You can google yogurt tahini sauce (like I just did) and find any number of recipes. I unfortunately can’t remember which one I used originally, but I don’t think I followed it exactly then (I may have doubled the tahini because, um, delicious) and haven’t looked it up again since. It was something like:

  • 3/4 – 1 cup of plain yogurt (Greek would probably taste the best and be a good consistency, but I usually eat plain grass-fed yogurt [like Maple Hill Creamery’s which I can find at my local Harris Teeter] and I don’t think I’ve ever seen grass-fed Greek  yogurt. And yes, I know the yogurt itself is not grass-fed.)
  • 2 tbsp lemon juice
  • 2-4 tbsp tahini
  • salt
  • pepper
  • green onion (both the green and white parts) or shallot

Mix it all together and slather some on those roasted vegetables (in this case broccoli, asparagus, and brussels sprouts), cauliflower rice, chicken, and lettuce. Yum. Or just use it as a dipping sauce for whatever.

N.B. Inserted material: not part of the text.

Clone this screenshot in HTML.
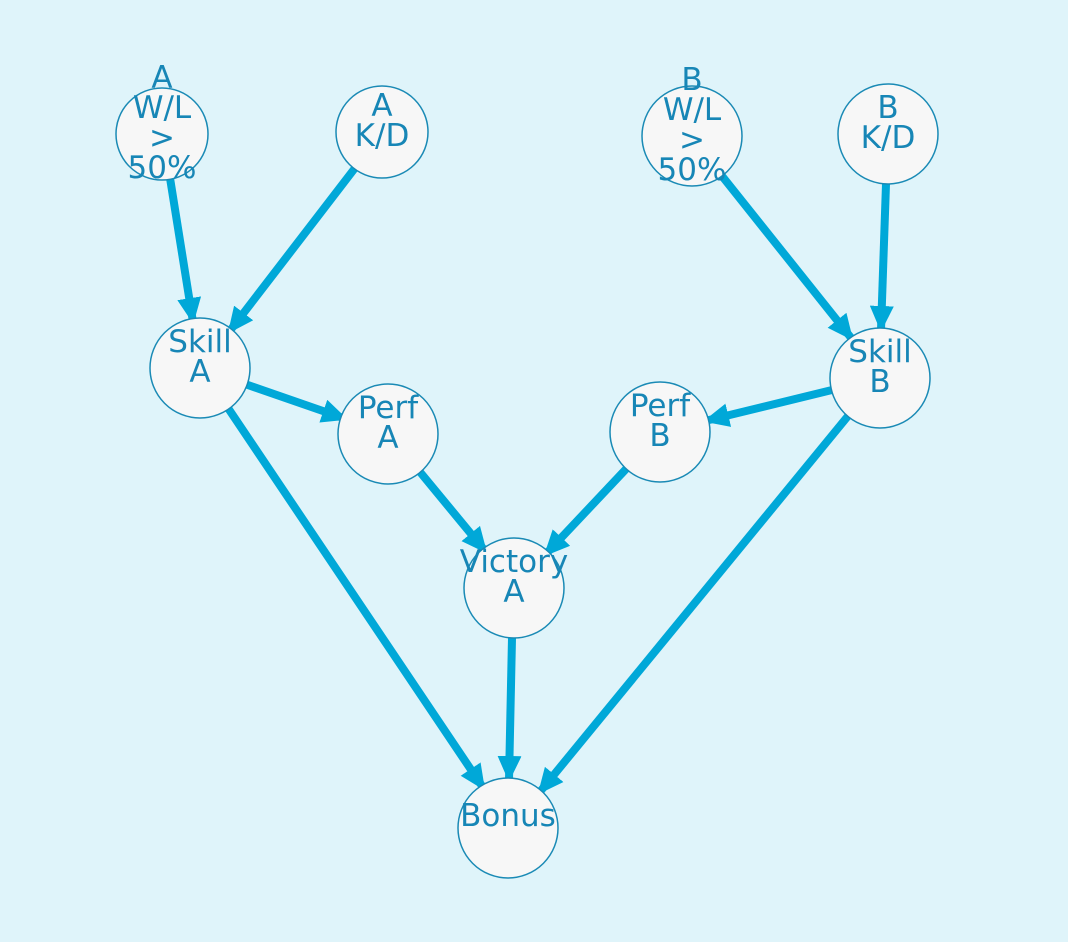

The second time I made this, I doubled the recipe and stored the leftover in the fridge for a few days. It got more and more tart (in a good way) as the days went on. I wondered if the yogurt was curdling… but I googled and became maybe 70% sure that I wasn’t creating anything dangerous. I feel like I need to spend more time looking into this. In the meantime, if you know any real science in this area, let me know, and until then, maybe eat this all in one go.